Angkor What?

We arrived in Siem Reap at 12.45am and even though we were three hours late the man who was coming to pick us up from the bus station was still there too meet us. This was the start of the excellent customer service at our guest house where you got bedtime stories in the guise of Cambodian folk tales on your pillow every night and a glass of water and a cold flannel every time you came in from sightseeing.

We had a well deserved sleep and then the next day (David´s birthday) we commenced the temple onslaught that is Angkor. The very nice tuk tuk man, John, who had collected us from the bus stop became our transport for the three days we were in Siem Reap. We started with Angkor Wat which is one of the oldest and most well preserved of the temples, dedicated to Vishnu. It was very impressive and there were some beautiful carvings which told Hindu stories such as The Churning of the Milk. It was incredibly hot however, which took the edge off a little. Then we went to several smaller temples which, to be honest, I can´t remember the names of, there are so many of them. Most of them are Buddhist. There were some great ones with trees growing all over them and ladies giving (selling) incense to offer to statues of Buddha. We got sucked into an impromptu tour by a guy who was loitering in the ruins because we were too polite to walk off when he was talking to us. But it only cost one dollar. Everything is one dollar and there are loads of children selling bracelets and postcards which you have to out-manoeuvre. They are very sweet and it is incredibly hard to say no sometimes, but there are only so many bits of tat one person needs. Having said that we did get broken down once by a very persistent little girl who totally did us over but was very charming with it. In the evening we went out for dinner on Bar Street. It was David´s birthday and he couldn´t resist going to a street with bar in the title. We opted for Cambodian curry for dinner which was very disappointing and not at all spicy which is what we had come to expect. David looked quite depressed about this so we cheered him up with lots of beer.

The day after it was yet more temples and ruins, starting with the ancient city of Angkor Thom which is actually the largest sight in the area. Here we saw a reclining Buddha that was being reconstructed and a big wall with lots of Elephants carved into it called The Terrace of the Elephants.
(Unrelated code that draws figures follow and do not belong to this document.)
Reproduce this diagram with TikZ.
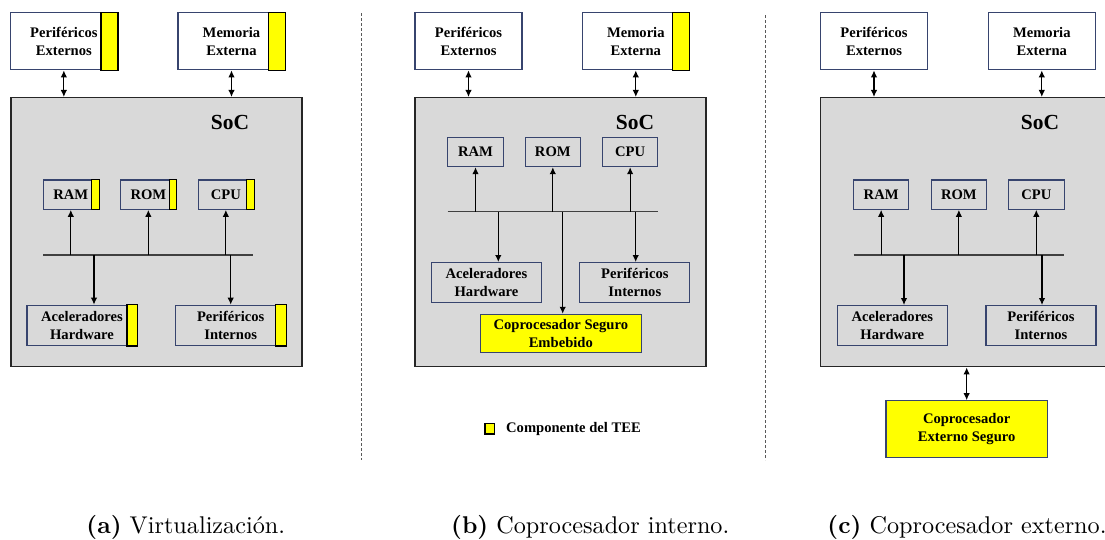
\documentclass[tikz,border=0pt]{standalone}
\usepackage{fontspec}
\usetikzlibrary{arrows.meta}
\newfontfamily\tnr{Liberation Serif}
\definecolor{boxline}{RGB}{55,68,110}
\definecolor{socfill}{RGB}{217,217,217}
\definecolor{teeyellow}{RGB}{255,255,0}
\tikzset{
  x=1pt, y=-1pt,
  blk/.style={draw=boxline, line width=1.1pt, align=center, inner sep=0pt,
    font=\tnr\bfseries\fontsize{14.6}{17.6}\selectfont},
  extbox/.style={blk, fill=white, minimum width=107pt, minimum height=57pt},
  membox/.style={blk, minimum width=55.5pt, minimum height=29.3pt},
  ipbox/.style={blk, minimum width=110pt, minimum height=40.3pt},
  secbox/.style={blk, fill=teeyellow},
  socbox/.style={draw=black!85, line width=1.5pt, fill=socfill, minimum width=291pt, minimum height=269pt, inner sep=0pt},
  soclabel/.style={font=\tnr\bfseries\fontsize{21.5}{24}\selectfont, inner sep=0pt},
  strip/.style={draw=black, line width=1.2pt, fill=teeyellow},
  link/.style={line width=1.2pt, -{Latex[length=7pt,width=6.5pt]}},
  dlink/.style={line width=1.2pt, {Latex[length=7pt,width=6.5pt]}-{Latex[length=7pt,width=6.5pt]}},
  bus/.style={line width=1.3pt, draw=black!75},
  divider/.style={draw=black!65, line width=0.8pt, dash pattern=on 3pt off 2pt},
  caption/.style={anchor=base west, inner sep=0pt, scale=2.42},
}
\begin{document}
\begin{tikzpicture}
\clip (0,0) rectangle (1105,539);
\fill[white] (0,0) rectangle (1105,539);

% ---------- (a) Virtualizacion ----------
\node[socbox] (a-soc) at (156.35,232.2) {};
\node[soclabel] (a-soclbl) at (230,122) {SoC};
\node[extbox] (a-pe) at (63.85,41.35) {Periféricos\\Externos};
\node[extbox] (a-me) at (231.5,41.35) {Memoria\\Externa};
\node[membox] (a-ram) at (70.8,194.65) {RAM};
\node[membox] (a-rom) at (148.35,194.65) {ROM};
\node[membox] (a-cpu) at (225.85,194.65) {CPU};
\node[ipbox] (a-acel) at (82,325.35) {Aceleradores\\Hardware};
\node[ipbox] (a-pi) at (230.7,325.35) {Periféricos\\Internos};
\draw[strip] ([xshift=-17pt]a-pe.north east) rectangle (a-pe.south east);
\draw[strip] ([xshift=-17pt]a-me.north east) rectangle (a-me.south east);
\draw[strip] ([xshift=-7.5pt]a-ram.north east) rectangle (a-ram.south east);
\draw[strip] ([xshift=-7.5pt]a-rom.north east) rectangle (a-rom.south east);
\draw[strip] ([xshift=-7.5pt]a-cpu.north east) rectangle (a-cpu.south east);
\draw[strip] ([xshift=-10.5pt]a-acel.north east) rectangle (a-acel.south east);
\draw[strip] ([xshift=-10.5pt]a-pi.north east) rectangle (a-pi.south east);
\coordinate (a-busl) at (43.3,255);
\coordinate (a-busr) at (253.3,255);
\coordinate (a-tap1) at (94,255);
\coordinate (a-tap2) at (230.7,255);
\draw[bus] (a-busl) -- (a-busr);
\draw[link] (a-ram.south |- a-busl) -- (a-ram.south);
\draw[link] (a-rom.south |- a-busl) -- (a-rom.south);
\draw[link] (a-cpu.south |- a-busl) -- (a-cpu.south);
\draw[link] (a-tap1) -- (a-tap1 |- a-acel.north);
\draw[link] (a-tap2) -- (a-tap2 |- a-pi.north);
\draw[dlink] (a-pe.south) -- (a-pe.south |- a-soc.north);
\draw[dlink] (a-me.south) -- (a-me.south |- a-soc.north);

\coordinate (div1t) at (361,13);
\coordinate (div1b) at (361,460);
\draw[divider] (div1t) -- (div1b);

% ---------- (b) Coprocesador interno ----------
\node[socbox] (b-soc) at (560.5,232.2) {};
\node[soclabel] (b-soclbl) at (635,122) {SoC};
\node[extbox] (b-pe) at (468.5,41.35) {Periféricos\\Externos};
\node[extbox] (b-me) at (635.8,41.35) {Memoria\\Externa};
\node[membox] (b-ram) at (475.5,152) {RAM};
\node[membox] (b-rom) at (552.8,152) {ROM};
\node[membox] (b-cpu) at (630.15,152) {CPU};
\node[ipbox] (b-acel) at (486.5,282.7) {Aceleradores\\Hardware};
\node[ipbox] (b-pi) at (634.85,282.7) {Periféricos\\Internos};
\node[secbox, minimum width=161pt, minimum height=38pt] (b-cop) at (560.8,333.3) {Coprocesador Seguro\\Embebido};
\draw[strip] ([xshift=-17pt]b-me.north east) rectangle (b-me.south east);
\coordinate (b-busl) at (447.7,211.7);
\coordinate (b-busr) at (657.7,211.7);
\coordinate (b-tap1) at (498.3,211.7);
\coordinate (b-tap2) at (635.7,211.7);
\coordinate (b-tap3) at (562.7,211.7);
\draw[bus] (b-busl) -- (b-busr);
\draw[link] (b-ram.south |- b-busl) -- (b-ram.south);
\draw[link] (b-rom.south |- b-busl) -- (b-rom.south);
\draw[link] (b-cpu.south |- b-busl) -- (b-cpu.south);
\draw[link] (b-tap1) -- (b-tap1 |- b-acel.north);
\draw[link] (b-tap2) -- (b-tap2 |- b-pi.north);
\draw[link] (b-tap3) -- (b-tap3 |- b-cop.north);
\draw[dlink] (b-pe.south) -- (b-pe.south |- b-soc.north);
\draw[dlink] (b-me.south) -- (b-me.south |- b-soc.north);

% legend
\node[draw=black, line width=1.1pt, fill=teeyellow, minimum width=9.5pt, minimum height=10.5pt, inner sep=0pt] (legsq) at (489.7,428.7) {};
\node[anchor=west, inner sep=0pt, font=\tnr\bfseries\fontsize{14.6}{17.6}\selectfont] (legtxt) at (506,429) {Componente del TEE};

\coordinate (div2t) at (765,15);
\coordinate (div2b) at (765,460);
\draw[divider] (div2t) -- (div2b);

% ---------- (c) Coprocesador externo ----------
\node[socbox] (c-soc) at (965.8,232.2) {};
\node[soclabel] (c-soclbl) at (1040,122) {SoC};
\node[extbox] (c-pe) at (874,41.35) {Periféricos\\Externos};
\node[extbox] (c-me) at (1041.8,41.35) {Memoria\\Externa};
\node[membox] (c-ram) at (881.15,194.65) {RAM};
\node[membox] (c-rom) at (958.85,194.65) {ROM};
\node[membox] (c-cpu) at (1036.3,194.65) {CPU};
\node[ipbox] (c-acel) at (892.3,325.7) {Aceleradores\\Hardware};
\node[ipbox] (c-pi) at (1041,325.7) {Periféricos\\Internos};
\node[secbox, minimum width=161.3pt, minimum height=57pt] (c-cop) at (966.65,429.2) {Coprocesador\\Externo Seguro};
\coordinate (c-busl) at (853.7,255);
\coordinate (c-busr) at (1063.7,255);
\coordinate (c-tap1) at (904,255);
\coordinate (c-tap2) at (1042,255);
\draw[bus] (c-busl) -- (c-busr);
\draw[link] (c-ram.south |- c-busl) -- (c-ram.south);
\draw[link] (c-rom.south |- c-busl) -- (c-rom.south);
\draw[link] (c-cpu.south |- c-busl) -- (c-cpu.south);
\draw[link] (c-tap1) -- (c-tap1 |- c-acel.north);
\draw[link] (c-tap2) -- (c-tap2 |- c-pi.north);
\draw[dlink] (c-pe.south) -- (c-pe.south |- c-soc.north);
\draw[dlink] (c-me.south) -- (c-me.south |- c-soc.north);
\draw[dlink] (c-soc.south -| c-cop.north) -- (c-cop.north);

% ---------- captions ----------
\node[caption] (cap-a) at (86,533) {\textbf{(a)}\ Virtualización.};
\node[caption] (cap-b) at (450.7,533) {\textbf{(b)}\ Coprocesador interno.};
\node[caption] (cap-c) at (827,533) {\textbf{(c)}\ Coprocesador externo.};
\end{tikzpicture}
\end{document}
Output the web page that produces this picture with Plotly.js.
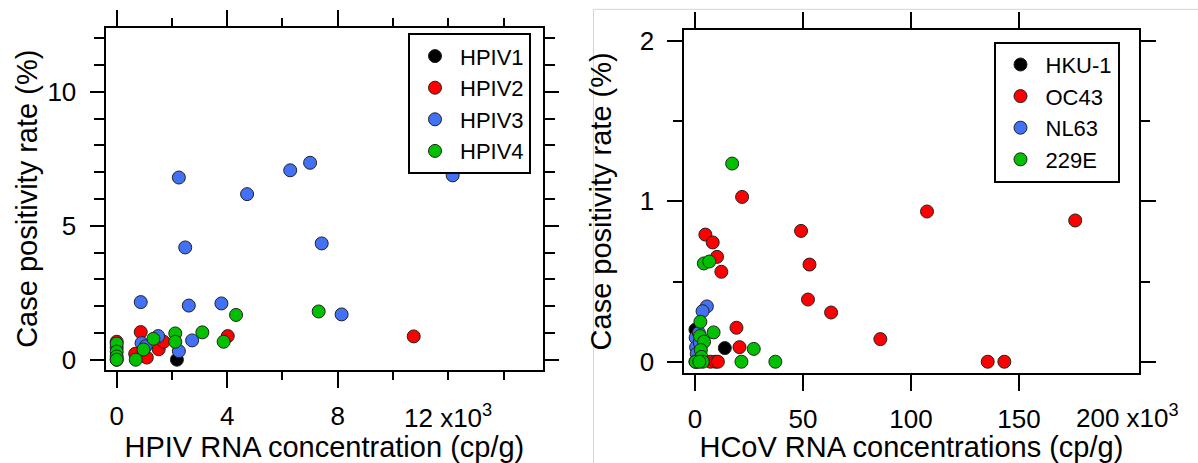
<!DOCTYPE html>
<html>
<head>
<meta charset="utf-8">
<script src="https://cdn.plot.ly/plotly-3.0.1.min.js"></script>
<style>html,body{margin:0;padding:0;background:#fff;}#chart{width:1198px;height:463px;}</style>
</head>
<body>
<div id="chart"></div>
<script>
// ---- Left panel: HPIV (x in thousands cp/g, y in %) ----
const hpiv1X = [2.18, 0.0];
const hpiv1Y = [0.0, 0.0];
const hpiv2X = [10.75, 4.02, 0.87, 0.67, 1.09, 1.52, 1.70, 0.0, 0.0];
const hpiv2Y = [0.87, 0.88, 1.03, 0.22, 0.08, 0.39, 0.67, 0.67, 0.45];
const hpiv3X = [2.25, 6.28, 7.00, 4.72, 12.16, 2.48, 7.42, 0.87, 2.61, 3.79, 8.14, 2.73, 2.25, 1.50, 0.90, 1.05];
const hpiv3Y = [6.80, 7.07, 7.35, 6.18, 6.88, 4.19, 4.34, 2.15, 2.02, 2.10, 1.69, 0.72, 0.32, 0.88, 0.62, 0.50];
const hpiv4X = [4.32, 7.31, 3.10, 3.87, 2.12, 2.12, 1.33, 0.97, 0.69, 0.0, 0.0, 0.0, 0.0];
const hpiv4Y = [1.67, 1.80, 1.02, 0.67, 0.98, 0.67, 0.78, 0.38, 0.00, 0.60, 0.30, 0.12, 0.00];

// ---- Right panel: HCoV (x in thousands cp/g, y in %) ----
const hku1X = [13.8, 0.2, 1.0];
const hku1Y = [0.085, 0.20, 0.0];
const oc43X = [21.8, 107.4, 176.0, 49.1, 4.8, 8.2, 10.2, 12.2, 53.0, 52.3, 63.0, 85.8, 19.2, 20.6, 135.5, 143.2, 7.2, 9.5, 10.6];
const oc43Y = [1.028, 0.937, 0.881, 0.816, 0.793, 0.744, 0.654, 0.561, 0.606, 0.388, 0.307, 0.141, 0.212, 0.091, 0.0, 0.0, 0.0, 0.0, 0.0];
const nl63X = [5.5, 3.5, 0.3, 0.5, 0.8, 1.8, 2.2, 0.2];
const nl63Y = [0.345, 0.315, 0.15, 0.09, 0.05, 0.18, 0.12, 0.0];
const e229X = [17.2, 4.1, 6.6, 8.6, 2.5, 2.3, 4.2, 2.7, 3.0, 27.2, 21.5, 37.2, 0.3, 3.6, 2.0];
const e229Y = [1.236, 0.613, 0.625, 0.183, 0.249, 0.16, 0.125, 0.073, 0.03, 0.08, 0.0, 0.0, 0.0, 0.0, 0.0];

// tick values / labels
const leftLabelTicks = [0, 4, 8];
const leftLabelText = ['0', '4', '8'];
const leftLastTick = [12];
const leftLastLabel = '12 x10<sup>3</sup>';
const rightLabelTicks = [0, 50, 100, 150];
const rightLabelText = ['0', '50', '100', '150'];
const rightLastTick = [200];
const rightLastLabel = '200 x10<sup>3</sup>';
const leftYTicks = [0, 5, 10];
const rightYTicks = [0, 1, 2];

const COLORS = {black: '#000000', red: '#ff0000', blue: '#4271f5', green: '#00c000'};
const FONT = '"Liberation Sans", Arial, Helvetica, sans-serif';
const W = 1198, H = 463;
const px = v => v / W, py = v => 1 - v / H;

function tr(name, x, y, color, xa, ya, leg) {
  return {type: 'scatter', mode: 'markers', name: name, x: x, y: y, xaxis: xa, yaxis: ya, legend: leg,
    marker: {color: color, size: 13, line: {color: '#222', width: 1}}, cliponaxis: false};
}

const data = [
  tr('HPIV1', hpiv1X, hpiv1Y, COLORS.black, 'x', 'y', 'legend'),
  tr('HPIV2', hpiv2X, hpiv2Y, COLORS.red, 'x', 'y', 'legend'),
  tr('HPIV3', hpiv3X, hpiv3Y, COLORS.blue, 'x', 'y', 'legend'),
  tr('HPIV4', hpiv4X, hpiv4Y, COLORS.green, 'x', 'y', 'legend'),
  tr('HKU-1', hku1X, hku1Y, COLORS.black, 'x2', 'y2', 'legend2'),
  tr('OC43', oc43X, oc43Y, COLORS.red, 'x2', 'y2', 'legend2'),
  tr('NL63', nl63X, nl63Y, COLORS.blue, 'x2', 'y2', 'legend2'),
  tr('229E', e229X, e229Y, COLORS.green, 'x2', 'y2', 'legend2')
];

const axBase = {showline: true, linewidth: 2, linecolor: '#000', mirror: 'ticks', ticks: 'outside',
  tickwidth: 2, tickcolor: '#000', showgrid: false, zeroline: false, automargin: false,
  tickfont: {family: FONT, size: 26, color: '#000'}};

const LX = [px(105.5), px(543.3)], LXR = [-0.405, 15.44];
const RX = [px(684.3), px(1138.5)], RXR = [-4.95, 205.3];

const layout = {
  width: W, height: H,
  margin: {l: 0, r: 0, t: 0, b: 0},
  paper_bgcolor: '#fff', plot_bgcolor: '#fff',
  font: {family: FONT, color: '#000'},
  showlegend: true,
  xaxis: Object.assign({}, axBase, {
    domain: LX, range: LXR, anchor: 'y',
    tickmode: 'array', tickvals: leftLabelTicks, ticktext: leftLabelText, ticklen: 16, ticklabelstandoff: 6,
    minor: {tickmode: 'linear', tick0: 0, dtick: 2, ticks: 'outside', ticklen: 8, tickwidth: 2, tickcolor: '#000'},
    title: {text: 'HPIV RNA concentration (cp/g)', font: {family: FONT, size: 29}, standoff: 14}
  }),
  xaxis3: {overlaying: 'x', anchor: 'y', domain: LX, range: LXR, tickmode: 'array', tickvals: leftLastTick,
    showticklabels: false, ticks: 'outside', ticklen: 16, tickwidth: 2, tickcolor: '#000', mirror: 'ticks',
    showline: false, showgrid: false, zeroline: false, automargin: false},
  yaxis: Object.assign({}, axBase, {
    domain: [py(370), py(27.5)], range: [-0.385, 12.40], anchor: 'x',
    tickmode: 'array', tickvals: leftYTicks, ticktext: leftYTicks.map(String), ticklen: 14, ticklabelstandoff: 8,
    minor: {tickmode: 'linear', tick0: 0, dtick: 1, ticks: 'outside', ticklen: 10, tickwidth: 2, tickcolor: '#000'},
    title: {text: 'Case positivity rate (%)', font: {family: FONT, size: 29}, standoff: 1}
  }),
  xaxis2: Object.assign({}, axBase, {
    domain: RX, range: RXR, anchor: 'y2',
    tickmode: 'array', tickvals: rightLabelTicks, ticktext: rightLabelText, ticklen: 16, ticklabelstandoff: 6,
    title: {text: 'HCoV RNA concentrations (cp/g)', font: {family: FONT, size: 29}, standoff: 14}
  }),
  xaxis4: {overlaying: 'x2', anchor: 'y2', domain: RX, range: RXR, tickmode: 'array', tickvals: rightLastTick,
    showticklabels: false, ticks: 'outside', ticklen: 16, tickwidth: 2, tickcolor: '#000', mirror: 'ticks',
    showline: false, showgrid: false, zeroline: false, automargin: false},
  yaxis2: Object.assign({}, axBase, {
    domain: [py(372.7), py(30)], range: [-0.0685, 2.069], anchor: 'x2',
    tickmode: 'array', tickvals: rightYTicks, ticktext: rightYTicks.map(String), ticklen: 15, ticklabelstandoff: 8,
    minor: {tickmode: 'linear', tick0: 0, dtick: 0.5, ticks: 'outside', ticklen: 9, tickwidth: 2, tickcolor: '#000'},
    title: {text: 'Case positivity rate (%)', font: {family: FONT, size: 29}, standoff: 19}
  }),
  legend: {x: px(408), y: py(33.3), xanchor: 'left', yanchor: 'top', bgcolor: '#fff',
    bordercolor: '#000', borderwidth: 2, font: {family: FONT, size: 22}, itemwidth: 40, tracegroupgap: 0},
  legend2: {x: px(993.5), y: py(41.7), xanchor: 'left', yanchor: 'top', bgcolor: '#fff',
    bordercolor: '#000', borderwidth: 2, font: {family: FONT, size: 22}, itemwidth: 40, tracegroupgap: 0},
  annotations: [
    {xref: 'x', yref: 'paper', x: leftLastTick[0], y: py(416), xanchor: 'center', yanchor: 'middle', showarrow: false,
     borderpad: 0, text: leftLastLabel, font: {family: FONT, size: 26}},
    {xref: 'x2', yref: 'paper', x: rightLastTick[0], y: py(416), xanchor: 'center', yanchor: 'middle', showarrow: false,
     borderpad: 0, text: rightLastLabel, font: {family: FONT, size: 26}}
  ],
  shapes: [
    {type: 'line', xref: 'paper', yref: 'paper', x0: px(593.5), x1: px(593.5), y0: 0, y1: py(9.3), line: {color: '#d4d4d4', width: 1}, layer: 'below'},
    {type: 'line', xref: 'paper', yref: 'paper', x0: px(593.5), x1: 1, y0: py(9.3), y1: py(9.3), line: {color: '#d4d4d4', width: 1}, layer: 'below'}
  ]
};

Plotly.newPlot('chart', data, layout, {displayModeBar: false, staticPlot: true});
</script>
</body>
</html>
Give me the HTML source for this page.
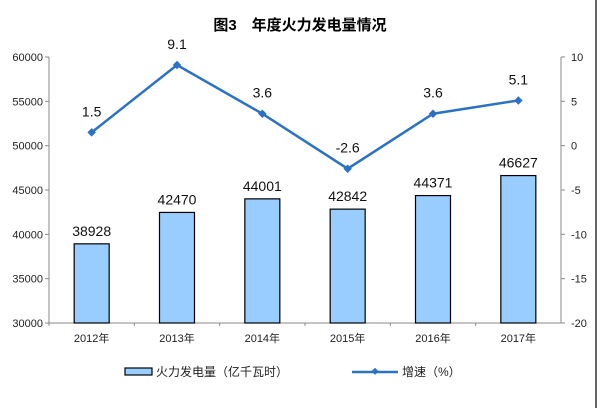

We got a bit templed out in the afternoon so decided to visit the museum instead which was very interesting and made more sense of what we had seen so far. The day after we went to see a river for a change of scene. The tuk tuk ride out there took about an hour and a half and it was very interesting to see the local area along the way. Then we walked up a big hill to look at the carvings which had been made in the river bed. There were also some great views on the way up.

Unfortunately we had to leave the wonderful guest house and travel on to Phnom Penh, the interesting Cambodian capital. On our first day there we went to see the very moving Killing Fields where the Khmer Rouge executed thousands of prisoners during their three and a bit year reign including babies and small children (the Khmer rouge murdered entire families to avoid reprisals and revenge at a later stage). There you can see some of the mass graves which have been excavated and a Stupa which contains the bones and clothes of the victims. Then we went to Tuol Sleng (S-21) which is the prison where the majority of the victims were held. Again it was a very moving place and the exhibits were emotional to observe. There were some very disturbing photographs of the torture some of the inmates were forced to endure and 1000s of mugshots taken of the prisoners. There were also stories from some of the victims families and stories from some of the people who worked at S-21 which raised some intriguing questions. Very, very sad and difficult to comprehend and maybe a slightly macabre tourist activity but important to not forget and to tell people about what happened there.

So, we decided that a drink might be nice that evening. Earlier in the day David had seen a place with pub in the title which was just off the main street so we decided to go there. I am fairly convinced that it was a brothel complete with sound proofed ceilings. The scantly clad ladies at the front door should have been a give away but the heat was really turned up when a young girl dressed all in tight white clothes and, David reliably informs me, bra-less came and sat next to me as though she was expecting me to make some kind of move which was rather uncomfortable. I think that she got the message when I went red and wouldn´t make eye contact. We drank our drinks very quickly!

That was about it for Cambodia, a very fleeting visit and I don´t feel like we got to know the country very well. There are a lot of people out to rip you off but there is clearly a lot of poverty. It is obvious poverty unlike some of the other poor countries that we have been to and it is very difficult sometimes to be confronted with it. There are lots of amputees begging on the streets and naked children sleeping on blankets on the pavements it really makes you realise how lucky you are.